[Source code of charts]
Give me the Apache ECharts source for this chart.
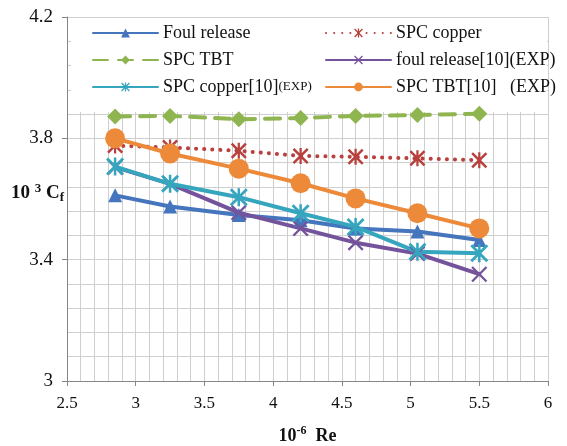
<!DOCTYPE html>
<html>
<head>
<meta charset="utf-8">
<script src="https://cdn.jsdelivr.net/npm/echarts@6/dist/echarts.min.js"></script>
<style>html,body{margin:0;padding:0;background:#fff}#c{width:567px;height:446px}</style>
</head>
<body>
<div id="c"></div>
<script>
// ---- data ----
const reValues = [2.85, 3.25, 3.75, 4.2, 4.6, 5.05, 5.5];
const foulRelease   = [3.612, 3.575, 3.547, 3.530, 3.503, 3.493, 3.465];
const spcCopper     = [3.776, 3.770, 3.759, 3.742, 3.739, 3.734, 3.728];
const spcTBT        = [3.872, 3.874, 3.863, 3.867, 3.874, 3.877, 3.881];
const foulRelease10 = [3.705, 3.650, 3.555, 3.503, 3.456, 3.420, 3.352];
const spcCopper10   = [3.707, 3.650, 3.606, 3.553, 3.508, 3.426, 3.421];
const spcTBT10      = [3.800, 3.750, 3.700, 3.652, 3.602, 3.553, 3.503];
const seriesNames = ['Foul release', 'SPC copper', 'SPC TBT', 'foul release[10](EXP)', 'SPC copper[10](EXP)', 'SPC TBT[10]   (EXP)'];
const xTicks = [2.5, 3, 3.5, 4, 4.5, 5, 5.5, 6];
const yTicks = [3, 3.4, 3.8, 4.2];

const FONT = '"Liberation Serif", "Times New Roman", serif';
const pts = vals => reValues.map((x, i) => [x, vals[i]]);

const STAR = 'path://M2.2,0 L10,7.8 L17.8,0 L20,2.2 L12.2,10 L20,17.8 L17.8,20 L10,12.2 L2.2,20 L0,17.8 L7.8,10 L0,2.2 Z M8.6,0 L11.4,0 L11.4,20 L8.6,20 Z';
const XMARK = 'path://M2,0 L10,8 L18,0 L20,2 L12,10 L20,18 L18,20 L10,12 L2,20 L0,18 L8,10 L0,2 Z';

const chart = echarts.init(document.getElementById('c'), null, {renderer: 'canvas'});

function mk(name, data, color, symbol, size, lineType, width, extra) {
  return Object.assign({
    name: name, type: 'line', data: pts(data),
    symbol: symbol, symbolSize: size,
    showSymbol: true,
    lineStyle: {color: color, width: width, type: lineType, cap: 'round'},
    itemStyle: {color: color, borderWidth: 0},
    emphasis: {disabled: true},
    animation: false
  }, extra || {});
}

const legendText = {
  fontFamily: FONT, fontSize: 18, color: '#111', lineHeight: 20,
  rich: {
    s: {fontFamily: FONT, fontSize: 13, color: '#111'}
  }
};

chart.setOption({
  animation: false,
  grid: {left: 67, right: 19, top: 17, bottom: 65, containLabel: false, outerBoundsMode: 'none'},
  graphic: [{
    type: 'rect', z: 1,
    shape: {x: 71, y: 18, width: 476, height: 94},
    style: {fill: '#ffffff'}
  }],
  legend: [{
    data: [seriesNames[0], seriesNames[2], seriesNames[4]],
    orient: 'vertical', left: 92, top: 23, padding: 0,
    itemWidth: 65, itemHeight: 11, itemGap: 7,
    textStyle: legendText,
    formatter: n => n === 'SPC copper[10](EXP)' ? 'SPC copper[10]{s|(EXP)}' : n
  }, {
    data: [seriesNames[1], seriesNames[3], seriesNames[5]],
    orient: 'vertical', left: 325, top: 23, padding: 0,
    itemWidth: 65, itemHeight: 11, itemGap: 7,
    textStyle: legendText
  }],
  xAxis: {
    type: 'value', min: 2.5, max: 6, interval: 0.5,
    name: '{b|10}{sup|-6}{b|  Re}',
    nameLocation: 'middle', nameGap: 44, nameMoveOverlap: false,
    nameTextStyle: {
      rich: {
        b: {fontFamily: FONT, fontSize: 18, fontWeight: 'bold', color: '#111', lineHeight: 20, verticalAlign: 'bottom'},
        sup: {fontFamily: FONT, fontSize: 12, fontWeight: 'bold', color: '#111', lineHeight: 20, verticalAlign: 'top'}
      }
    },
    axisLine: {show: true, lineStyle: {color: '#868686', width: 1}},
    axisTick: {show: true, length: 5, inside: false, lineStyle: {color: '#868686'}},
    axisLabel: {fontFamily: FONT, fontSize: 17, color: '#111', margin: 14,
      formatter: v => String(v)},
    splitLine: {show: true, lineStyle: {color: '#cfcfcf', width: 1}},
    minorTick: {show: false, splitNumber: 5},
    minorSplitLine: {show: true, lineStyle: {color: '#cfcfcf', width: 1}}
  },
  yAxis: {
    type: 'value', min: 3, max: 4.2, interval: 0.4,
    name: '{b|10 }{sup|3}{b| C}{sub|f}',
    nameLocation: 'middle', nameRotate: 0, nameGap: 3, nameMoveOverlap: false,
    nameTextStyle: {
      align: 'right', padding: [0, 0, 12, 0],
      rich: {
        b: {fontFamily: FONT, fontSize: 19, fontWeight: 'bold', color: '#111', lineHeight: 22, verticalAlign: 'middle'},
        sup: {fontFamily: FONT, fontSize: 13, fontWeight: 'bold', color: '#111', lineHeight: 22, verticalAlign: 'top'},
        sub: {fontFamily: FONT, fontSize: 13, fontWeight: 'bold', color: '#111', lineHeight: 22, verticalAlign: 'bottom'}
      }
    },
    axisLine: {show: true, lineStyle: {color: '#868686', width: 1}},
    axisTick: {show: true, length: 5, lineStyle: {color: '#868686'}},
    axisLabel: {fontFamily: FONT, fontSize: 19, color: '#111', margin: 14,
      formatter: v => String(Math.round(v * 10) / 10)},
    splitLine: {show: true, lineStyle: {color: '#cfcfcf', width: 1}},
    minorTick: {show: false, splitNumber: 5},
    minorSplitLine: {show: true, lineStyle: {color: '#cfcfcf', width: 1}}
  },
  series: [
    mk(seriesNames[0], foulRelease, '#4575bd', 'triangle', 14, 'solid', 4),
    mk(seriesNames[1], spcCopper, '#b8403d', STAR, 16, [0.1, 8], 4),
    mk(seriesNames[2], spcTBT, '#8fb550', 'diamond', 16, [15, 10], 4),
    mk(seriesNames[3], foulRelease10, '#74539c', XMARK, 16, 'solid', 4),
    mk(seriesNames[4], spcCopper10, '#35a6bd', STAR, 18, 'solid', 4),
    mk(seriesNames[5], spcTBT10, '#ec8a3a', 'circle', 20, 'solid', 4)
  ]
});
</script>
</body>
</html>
* * *
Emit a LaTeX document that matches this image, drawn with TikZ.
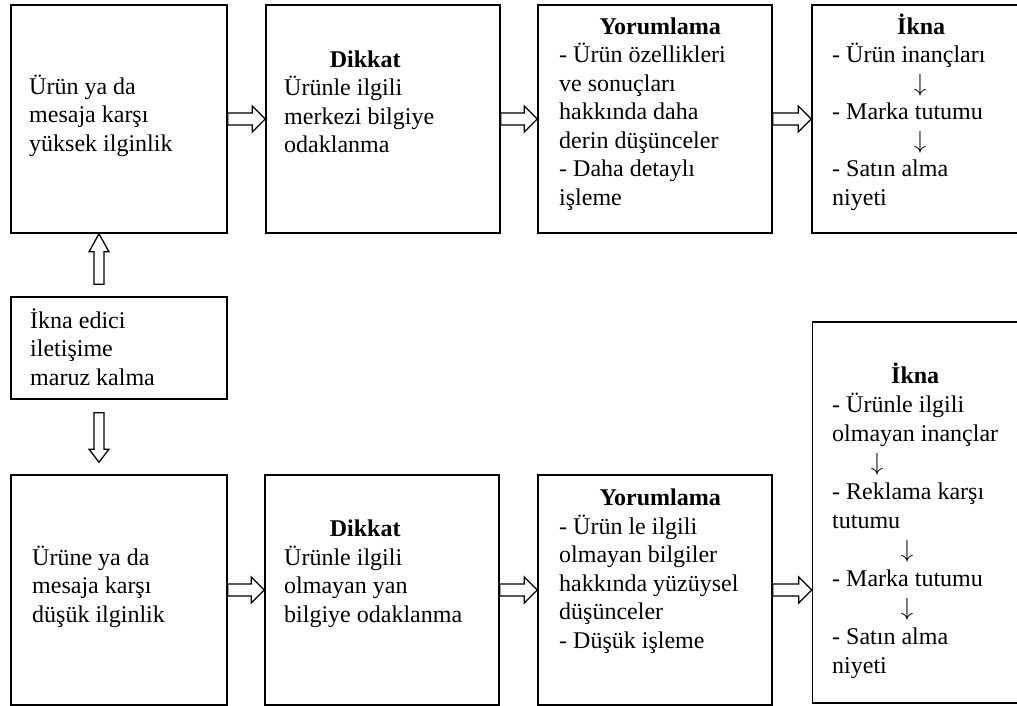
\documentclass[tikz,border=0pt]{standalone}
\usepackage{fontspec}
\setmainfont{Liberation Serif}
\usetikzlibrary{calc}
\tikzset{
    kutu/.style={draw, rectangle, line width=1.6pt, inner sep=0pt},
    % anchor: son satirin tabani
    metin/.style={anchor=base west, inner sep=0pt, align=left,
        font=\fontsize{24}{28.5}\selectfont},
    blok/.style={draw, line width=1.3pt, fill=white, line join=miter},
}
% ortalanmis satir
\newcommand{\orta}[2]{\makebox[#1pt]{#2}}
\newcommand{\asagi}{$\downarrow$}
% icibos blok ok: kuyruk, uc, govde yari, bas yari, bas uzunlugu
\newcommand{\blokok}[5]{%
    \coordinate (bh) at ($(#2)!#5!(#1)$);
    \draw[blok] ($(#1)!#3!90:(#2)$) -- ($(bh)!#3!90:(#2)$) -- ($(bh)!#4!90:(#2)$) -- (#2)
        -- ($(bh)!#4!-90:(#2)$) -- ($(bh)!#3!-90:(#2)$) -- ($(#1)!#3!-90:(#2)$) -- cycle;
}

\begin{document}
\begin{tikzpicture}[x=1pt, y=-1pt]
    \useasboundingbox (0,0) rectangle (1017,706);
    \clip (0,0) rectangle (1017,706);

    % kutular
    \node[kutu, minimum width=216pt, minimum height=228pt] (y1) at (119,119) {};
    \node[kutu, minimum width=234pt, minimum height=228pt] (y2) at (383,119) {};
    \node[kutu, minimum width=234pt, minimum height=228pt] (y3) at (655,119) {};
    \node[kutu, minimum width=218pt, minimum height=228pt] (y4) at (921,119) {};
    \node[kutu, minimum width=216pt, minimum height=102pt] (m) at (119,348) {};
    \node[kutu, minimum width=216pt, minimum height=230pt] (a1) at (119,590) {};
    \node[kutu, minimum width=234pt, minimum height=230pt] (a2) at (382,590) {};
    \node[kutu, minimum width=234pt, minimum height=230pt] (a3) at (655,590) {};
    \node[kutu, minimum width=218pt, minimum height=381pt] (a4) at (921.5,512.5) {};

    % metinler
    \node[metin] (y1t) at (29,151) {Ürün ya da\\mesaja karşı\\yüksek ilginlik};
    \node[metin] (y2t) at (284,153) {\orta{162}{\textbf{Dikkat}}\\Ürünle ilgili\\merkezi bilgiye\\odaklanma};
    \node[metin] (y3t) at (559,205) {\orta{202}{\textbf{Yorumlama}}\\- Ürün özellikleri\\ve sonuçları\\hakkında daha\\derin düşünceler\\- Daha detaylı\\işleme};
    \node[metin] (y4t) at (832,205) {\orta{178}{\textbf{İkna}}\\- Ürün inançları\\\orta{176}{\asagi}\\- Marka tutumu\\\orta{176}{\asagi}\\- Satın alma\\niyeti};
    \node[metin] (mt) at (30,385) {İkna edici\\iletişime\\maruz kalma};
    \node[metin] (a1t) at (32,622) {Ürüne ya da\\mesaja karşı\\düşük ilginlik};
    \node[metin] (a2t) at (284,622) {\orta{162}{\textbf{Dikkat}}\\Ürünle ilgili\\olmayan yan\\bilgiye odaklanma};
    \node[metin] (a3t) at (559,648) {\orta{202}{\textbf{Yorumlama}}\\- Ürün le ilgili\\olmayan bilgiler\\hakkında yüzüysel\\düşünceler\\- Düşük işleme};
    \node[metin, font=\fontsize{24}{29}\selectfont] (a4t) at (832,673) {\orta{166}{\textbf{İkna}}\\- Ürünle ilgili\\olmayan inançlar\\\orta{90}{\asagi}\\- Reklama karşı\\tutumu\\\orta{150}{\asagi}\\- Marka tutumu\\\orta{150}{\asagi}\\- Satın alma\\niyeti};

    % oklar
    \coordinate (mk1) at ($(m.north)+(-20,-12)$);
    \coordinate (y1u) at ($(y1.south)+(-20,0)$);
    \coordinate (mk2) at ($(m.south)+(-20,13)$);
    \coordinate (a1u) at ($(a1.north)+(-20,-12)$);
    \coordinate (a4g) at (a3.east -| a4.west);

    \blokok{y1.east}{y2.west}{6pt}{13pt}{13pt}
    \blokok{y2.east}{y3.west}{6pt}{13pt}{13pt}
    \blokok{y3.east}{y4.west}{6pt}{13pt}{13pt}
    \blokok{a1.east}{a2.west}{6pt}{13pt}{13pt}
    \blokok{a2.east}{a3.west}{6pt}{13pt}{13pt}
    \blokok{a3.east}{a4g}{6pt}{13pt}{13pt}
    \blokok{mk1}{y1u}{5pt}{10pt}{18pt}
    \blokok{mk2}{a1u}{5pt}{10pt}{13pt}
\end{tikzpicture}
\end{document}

Do this: Every line from the one containing "Emit a LaTeX" through the one containing "width=218pt, minimum height=381pt]" should be quoted exactly, and no other lines; keep pictures out of the copy.

Reply:
Emit a LaTeX document that matches this image, drawn with TikZ.
\documentclass[tikz,border=0pt]{standalone}
\usepackage{fontspec}
\setmainfont{Liberation Serif}
\usetikzlibrary{calc}
\tikzset{
    kutu/.style={draw, rectangle, line width=1.6pt, inner sep=0pt},
    % anchor: son satirin tabani
    metin/.style={anchor=base west, inner sep=0pt, align=left,
        font=\fontsize{24}{28.5}\selectfont},
    blok/.style={draw, line width=1.3pt, fill=white, line join=miter},
}
% ortalanmis satir
\newcommand{\orta}[2]{\makebox[#1pt]{#2}}
\newcommand{\asagi}{$\downarrow$}
% icibos blok ok: kuyruk, uc, govde yari, bas yari, bas uzunlugu
\newcommand{\blokok}[5]{%
    \coordinate (bh) at ($(#2)!#5!(#1)$);
    \draw[blok] ($(#1)!#3!90:(#2)$) -- ($(bh)!#3!90:(#2)$) -- ($(bh)!#4!90:(#2)$) -- (#2)
        -- ($(bh)!#4!-90:(#2)$) -- ($(bh)!#3!-90:(#2)$) -- ($(#1)!#3!-90:(#2)$) -- cycle;
}

\begin{document}
\begin{tikzpicture}[x=1pt, y=-1pt]
    \useasboundingbox (0,0) rectangle (1017,706);
    \clip (0,0) rectangle (1017,706);

    % kutular
    \node[kutu, minimum width=216pt, minimum height=228pt] (y1) at (119,119) {};
    \node[kutu, minimum width=234pt, minimum height=228pt] (y2) at (383,119) {};
    \node[kutu, minimum width=234pt, minimum height=228pt] (y3) at (655,119) {};
    \node[kutu, minimum width=218pt, minimum height=228pt] (y4) at (921,119) {};
    \node[kutu, minimum width=216pt, minimum height=102pt] (m) at (119,348) {};
    \node[kutu, minimum width=216pt, minimum height=230pt] (a1) at (119,590) {};
    \node[kutu, minimum width=234pt, minimum height=230pt] (a2) at (382,590) {};
    \node[kutu, minimum width=234pt, minimum height=230pt] (a3) at (655,590) {};
    \node[kutu, minimum width=218pt, minimum height=381pt] (a4) at (921.5,512.5) {};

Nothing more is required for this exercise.